HHS IG unveils new CIA claims review procedures
HHS IG unveils new CIA claims review procedures
OIG gets high marks for loosening the reigns on corporate integrity agreements
In an open letter to health care providers, Health and Human Services (HHS) Inspector General (IG) Janet Rehnquist offered specific criteria providers can use to avoid corporate integrity agreements (CIA), the new bane of federal health care fraud enforcement.
"This is definitely consistent with the trends that we have been seeing," says Arthur Di Dio, a health care attorney with Arent Fox in Washington, DC. "There are no gimmes’ in these new claims review procedures," he says, "but they go a significant way in making CIA requirements much more reasonable for providers."
Rehnquist says the Office of Inspector General (OIG) recognizes that in certain cases it may be appropriate to release the OIG’s administrative exclusion authorities without a CIA. Her Nov. 20 letter directs OIG staff to consider eight criteria — ranging from whether the provider self-disclosed the alleged misconduct to how long ago the conduct occurred — to guide that determination as well as the substance of those agreements.
The IG also is modifying the provisions of CIAs that address billing reviews and the use of independent review organizations. Specifically, the CIA billing review requirements will mandate the use of a full statistically valid random sample only if the initial claims review, otherwise known as a discovery sample, identifies an unacceptably high error rate. The OIG will use seven specific measures to make this determination.
The OIG’s latest step is a continuation of a trend that started with the former IG’s open letter of March 2000, which signaled for the first time that settlements would not always require CIAs. Only this time the IG lays out specific factors that providers should point out when they negotiate settlements. "They also leave it open that other factors might also be relevant," notes health care attorney Jesse Witten of Jones Day in Washington, DC.
Some factors seem more important than others, adds Witten, such as whether a provider has a sound compliance program and whether the matter came to the government’s attention as a result of a self-disclosure. "Those are two items that go to a provider’s state of mind and also are two things that providers can do something about," he asserts.
"In some cases, one factor might tip the scale in one direction or another," says Witten.

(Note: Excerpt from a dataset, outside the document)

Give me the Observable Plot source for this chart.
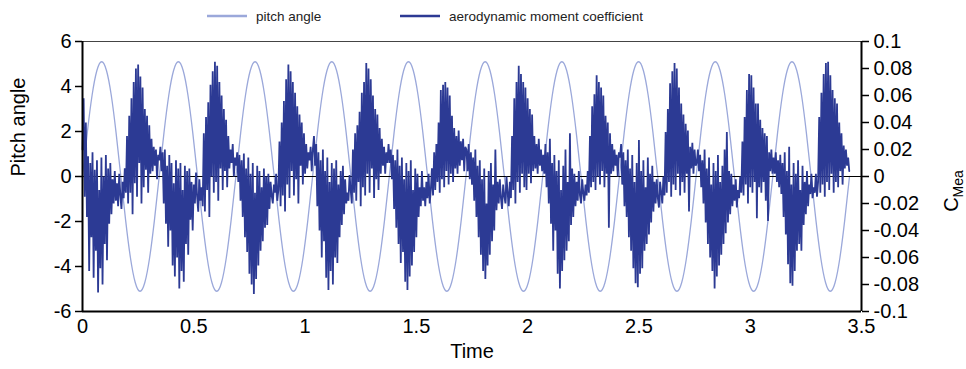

For example, if the issue in question occurred long ago or very little money is at stake, those facts should be determinative even if the provider is weak in the other seven areas.
Di Dio says the most significant change is the creation of the financial error-rate threshold of 5%. He says this shows the OIG has listened to provider concerns regarding the financial impact of CIAs and their onerous requirements.
On the other hand, 5% is a fairly small threshold. "That means you get it right 95% of the time, and that is no easy task for any provider," he asserts. "They are definitely trying to maintain an enforcement flavor while making an attempt to reach out to providers."
While Di Dio takes a favorable view of the IG’s overall effort, he also notes that the letter contains some "wishy-washy" language. For example, the OIG indicates that providers may use discovery samples as probe samples but only "in the OIG’s discretion under certain circumstances."
The OIG makes it clear that it reserves the right to not apply these new claims review procedures to existing CIAs, Di Dio says. "I wish they would have been a little bit more clear in informing the health care community, particularly those who are party to existing CIAs, exactly how these claims review procedures can be applied to their existing CIAs and possibly used to modify those CIAs."
Deborah Joslyn, a senior manager with Ernst & Young in Iselyn, NJ, has other concerns. She says that while the industry has witnessed a decline in fraud and abuse, providers should not view the seven elements as perfunctory or assume the OIG is concerned only with billing audits.
"I think that misses the forest for the trees," she warns. "The reason providers get into trouble is typically due to poor controls." To the extent that some of those controls are eliminated, providers will wind up back in trouble, she cautions.